# SET EXERCISE
Write out, word for word, every line from the first one through the line that holds "(frontstart) -- (front.west);", and nothing else; skip the pictures.

# DATA SHOWN

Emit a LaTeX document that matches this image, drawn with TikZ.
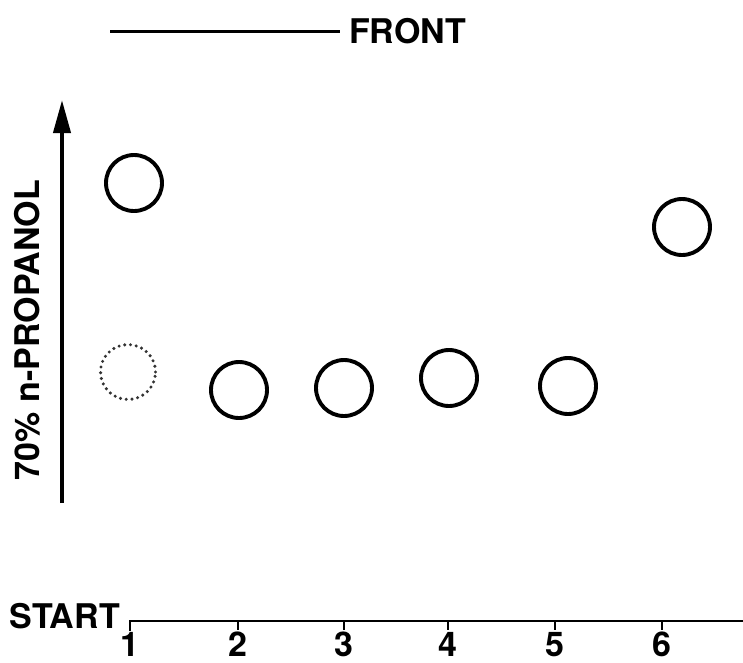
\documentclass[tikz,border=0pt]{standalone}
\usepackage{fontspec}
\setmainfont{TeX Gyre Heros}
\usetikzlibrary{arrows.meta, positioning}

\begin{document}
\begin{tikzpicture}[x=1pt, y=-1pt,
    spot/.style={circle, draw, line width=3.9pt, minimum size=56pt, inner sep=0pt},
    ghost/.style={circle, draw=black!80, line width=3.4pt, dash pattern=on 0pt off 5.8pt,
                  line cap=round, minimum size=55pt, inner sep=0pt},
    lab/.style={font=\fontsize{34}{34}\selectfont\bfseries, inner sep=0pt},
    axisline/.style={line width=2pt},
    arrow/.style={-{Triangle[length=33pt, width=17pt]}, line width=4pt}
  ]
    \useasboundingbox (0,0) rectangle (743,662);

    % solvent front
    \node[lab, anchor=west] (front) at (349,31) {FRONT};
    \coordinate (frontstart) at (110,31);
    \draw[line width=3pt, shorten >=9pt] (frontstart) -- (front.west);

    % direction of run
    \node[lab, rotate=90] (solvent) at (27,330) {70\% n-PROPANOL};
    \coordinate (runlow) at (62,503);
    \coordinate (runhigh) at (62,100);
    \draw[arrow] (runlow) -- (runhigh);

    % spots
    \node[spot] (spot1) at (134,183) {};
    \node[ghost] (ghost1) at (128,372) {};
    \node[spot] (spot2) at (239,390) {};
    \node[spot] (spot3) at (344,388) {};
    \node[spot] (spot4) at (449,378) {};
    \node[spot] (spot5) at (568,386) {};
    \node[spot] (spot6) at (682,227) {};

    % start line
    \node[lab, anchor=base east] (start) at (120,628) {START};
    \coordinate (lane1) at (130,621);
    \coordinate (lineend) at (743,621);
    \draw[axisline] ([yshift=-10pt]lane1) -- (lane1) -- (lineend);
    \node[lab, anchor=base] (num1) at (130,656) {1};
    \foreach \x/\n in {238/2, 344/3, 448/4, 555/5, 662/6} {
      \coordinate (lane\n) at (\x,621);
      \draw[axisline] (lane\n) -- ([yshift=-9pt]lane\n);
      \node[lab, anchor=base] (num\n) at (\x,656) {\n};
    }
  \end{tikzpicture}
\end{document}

# RESULT
Emit a LaTeX document that matches this image, drawn with TikZ.
\documentclass[tikz,border=0pt]{standalone}
\usepackage{fontspec}
\setmainfont{TeX Gyre Heros}
\usetikzlibrary{arrows.meta, positioning}

\begin{document}
\begin{tikzpicture}[x=1pt, y=-1pt,
    spot/.style={circle, draw, line width=3.9pt, minimum size=56pt, inner sep=0pt},
    ghost/.style={circle, draw=black!80, line width=3.4pt, dash pattern=on 0pt off 5.8pt,
                  line cap=round, minimum size=55pt, inner sep=0pt},
    lab/.style={font=\fontsize{34}{34}\selectfont\bfseries, inner sep=0pt},
    axisline/.style={line width=2pt},
    arrow/.style={-{Triangle[length=33pt, width=17pt]}, line width=4pt}
  ]
    \useasboundingbox (0,0) rectangle (743,662);

    % solvent front
    \node[lab, anchor=west] (front) at (349,31) {FRONT};
    \coordinate (frontstart) at (110,31);
    \draw[line width=3pt, shorten >=9pt] (frontstart) -- (front.west);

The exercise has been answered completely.